More interesting content comes in the form of Gossamer magazine, launched by our friend David Weiner. It’s a lifestyle magazine for people who happen to smoke weed, rather than be defined by smoking weed. I’d have probably tweeted something about it being a ‘growth industry’, because I’d have thought that was stupid and therefore funny. Safe to say no one is really missing me tweeting that.

While on the growth tip. I would have tweeted congrats to the guys at Red Antler for turning ten years old. I got to know the founders, JB, Emily and Simon well when we partnered on my idea for a ping pong clothing line a few years back. I went to their party last night. What’s interesting is that they have quietly turned into a really great agency that have clients like Casper and Allbirds, clients any big network ad agency would kill for. They’ve got their through working hard, doing the small things well and not making a song and dance about it. The opposite to many ad agencies. They have also turned project work into stable client rosters. Again the opposite of many agencies who having been so used to the gravy train of agency of record relationships that they now profoundly struggle with project work. In the same way that it is easier for a digitally led agency like R/GA to start making TV spots than a TV agency to make digital work it’s easier for small nimble shops to become more steady, than big tanker agencies (BDAs) to become nimble.

Two of the more thoughtful people in the industry; Lindsey Slaby and Gareth Kay, both wrote good articles this week. I saw them on Medium and via email not twitter. Would they have liked me to tweet at them? Say how much I liked the way they were thinking about the industry? Maybe. But it really doesn’t make any difference in the long run. If you take any time to think about it, it’s incredibly narcissistic to think that a talented author is in some sense waiting for you to say ‘good job’.

Staying in adland — I do still really like advertising you know! — I’m not sure if the new logo that 72andsunny designed for the city of LA got any chat on twitter. Cos I’m not on twitter! The design is created to allow creative industries in LA to co-opt the logo. I’m in no way a design theorist but I probably would have said something about people trying to speed things up too much, that artificially creating a canvas for user collaboration rarely works. If these things happen over time — as with the Milton Glaser NY logo then great. But to foster it from day one is — I think — a sign of weakness, not strength.
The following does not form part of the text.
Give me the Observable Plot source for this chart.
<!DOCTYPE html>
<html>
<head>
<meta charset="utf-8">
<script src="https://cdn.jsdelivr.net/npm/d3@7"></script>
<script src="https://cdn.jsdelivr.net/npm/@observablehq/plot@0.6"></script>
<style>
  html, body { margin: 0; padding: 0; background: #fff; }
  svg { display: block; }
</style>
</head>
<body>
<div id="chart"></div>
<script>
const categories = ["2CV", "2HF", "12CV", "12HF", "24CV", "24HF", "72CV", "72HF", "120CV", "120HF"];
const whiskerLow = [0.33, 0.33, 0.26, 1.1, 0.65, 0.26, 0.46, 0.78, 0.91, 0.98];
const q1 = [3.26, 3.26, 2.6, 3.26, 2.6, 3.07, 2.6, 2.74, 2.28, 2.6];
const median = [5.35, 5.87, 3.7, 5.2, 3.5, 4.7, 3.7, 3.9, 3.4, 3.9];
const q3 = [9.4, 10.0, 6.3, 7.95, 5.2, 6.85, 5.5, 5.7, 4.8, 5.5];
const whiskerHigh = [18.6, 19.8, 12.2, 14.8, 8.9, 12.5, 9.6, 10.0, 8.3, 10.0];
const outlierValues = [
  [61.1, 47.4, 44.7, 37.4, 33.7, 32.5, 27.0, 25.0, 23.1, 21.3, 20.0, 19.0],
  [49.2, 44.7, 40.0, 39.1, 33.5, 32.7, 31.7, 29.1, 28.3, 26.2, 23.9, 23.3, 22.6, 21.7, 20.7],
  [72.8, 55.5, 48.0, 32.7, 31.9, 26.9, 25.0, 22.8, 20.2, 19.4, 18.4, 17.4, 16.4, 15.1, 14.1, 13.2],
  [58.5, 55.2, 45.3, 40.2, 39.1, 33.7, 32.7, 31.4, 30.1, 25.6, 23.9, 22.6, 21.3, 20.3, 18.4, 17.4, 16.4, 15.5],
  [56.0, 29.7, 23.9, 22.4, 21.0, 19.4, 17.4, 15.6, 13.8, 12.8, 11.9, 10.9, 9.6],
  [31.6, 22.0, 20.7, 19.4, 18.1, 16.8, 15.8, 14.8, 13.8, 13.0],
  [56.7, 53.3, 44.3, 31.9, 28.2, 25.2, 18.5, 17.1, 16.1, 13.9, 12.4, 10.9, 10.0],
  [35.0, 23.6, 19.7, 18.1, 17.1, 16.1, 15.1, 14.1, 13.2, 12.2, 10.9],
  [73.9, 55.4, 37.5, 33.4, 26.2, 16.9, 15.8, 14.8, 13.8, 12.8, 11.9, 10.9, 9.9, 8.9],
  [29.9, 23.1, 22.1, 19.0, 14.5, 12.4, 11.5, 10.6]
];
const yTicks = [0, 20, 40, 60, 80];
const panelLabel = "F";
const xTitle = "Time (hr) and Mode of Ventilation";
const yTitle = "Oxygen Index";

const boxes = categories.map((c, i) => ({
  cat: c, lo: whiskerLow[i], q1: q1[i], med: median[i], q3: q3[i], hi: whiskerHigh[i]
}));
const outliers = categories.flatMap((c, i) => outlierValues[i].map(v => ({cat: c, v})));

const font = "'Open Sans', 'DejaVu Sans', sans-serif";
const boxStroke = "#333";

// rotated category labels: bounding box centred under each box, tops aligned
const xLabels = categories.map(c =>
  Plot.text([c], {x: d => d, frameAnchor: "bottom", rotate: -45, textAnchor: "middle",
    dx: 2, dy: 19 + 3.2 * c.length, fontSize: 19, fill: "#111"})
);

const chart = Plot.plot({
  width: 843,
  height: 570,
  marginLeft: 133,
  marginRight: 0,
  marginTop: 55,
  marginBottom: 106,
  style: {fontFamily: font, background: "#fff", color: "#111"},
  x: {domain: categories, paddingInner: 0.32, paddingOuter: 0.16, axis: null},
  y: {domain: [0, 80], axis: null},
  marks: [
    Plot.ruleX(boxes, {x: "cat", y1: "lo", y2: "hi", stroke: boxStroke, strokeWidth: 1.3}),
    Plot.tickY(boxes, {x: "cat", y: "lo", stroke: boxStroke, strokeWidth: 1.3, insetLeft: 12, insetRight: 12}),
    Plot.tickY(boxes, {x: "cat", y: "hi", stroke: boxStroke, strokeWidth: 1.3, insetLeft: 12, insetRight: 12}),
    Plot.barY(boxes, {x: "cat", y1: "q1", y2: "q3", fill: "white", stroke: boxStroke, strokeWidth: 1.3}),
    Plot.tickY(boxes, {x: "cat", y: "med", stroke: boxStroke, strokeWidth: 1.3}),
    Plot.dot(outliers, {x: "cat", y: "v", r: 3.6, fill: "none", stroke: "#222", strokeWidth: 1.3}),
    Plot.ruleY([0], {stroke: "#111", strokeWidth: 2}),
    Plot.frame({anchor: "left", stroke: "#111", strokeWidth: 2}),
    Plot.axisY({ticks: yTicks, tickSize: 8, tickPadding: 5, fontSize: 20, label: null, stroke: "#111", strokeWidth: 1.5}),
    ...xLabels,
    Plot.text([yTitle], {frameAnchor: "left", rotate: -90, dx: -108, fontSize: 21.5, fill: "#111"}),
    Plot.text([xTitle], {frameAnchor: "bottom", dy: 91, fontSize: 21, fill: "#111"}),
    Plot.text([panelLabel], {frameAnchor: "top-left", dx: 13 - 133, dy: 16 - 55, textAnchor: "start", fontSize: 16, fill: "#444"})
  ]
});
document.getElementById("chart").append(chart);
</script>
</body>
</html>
I saw too much stuff for Stranger Things. I get why Netflix did a lot of marketing, the show is a massive hit. But……there was no marketing for the first season. It was a sleeper hit. That was part of the charm. It was understated and people felt good about telling their friends about this weird show on Netflix. A discovery is so much more fun. I saw all the classic horror movie posters and an AI thing that was kind of cool but really didn’t work that well. As someone in Creative Review said, ‘Lets hope the advertising people didn’t write the actual show.’

I didn’t read anything about the real horrors this week. Nothing on Trump and very little about Harvey Weinstein. I do wonder why people think Harvey Weinstein is a watershed moment rather than someone like Bill Cosby. Is it just because he’s much more powerful? Or that he’s a liberal? The notion of all industries ‘having a Harvey Weinstein’ is not going to go away any time soon. Possibly I would have tweeted something stupid about Terry Richardson being a perv. I mean everybody knew that, he never hid it. Quite the opposite. He had a giant coffee table book with his dick out. We used to have a copy at Dare. It didn’t seem wrong at the time. It seemed like art. Stupid art, but still art.

I saw this thing about Saudi Arabia giving a robot citizenship rights. I’m sure someone on twitter would have made a joke about how it has more rights than Saudi women. Again, pretty stupid.

This week in music I don’t think I found anything stellar. I only saved three songs from my discover weekly playlist — which is low — but it’s all about maintaining the quality of the algorithm.

That would not be a bad mantra for the way you approach all media: try to avoid stupidity and maintain the quality of the algorithm.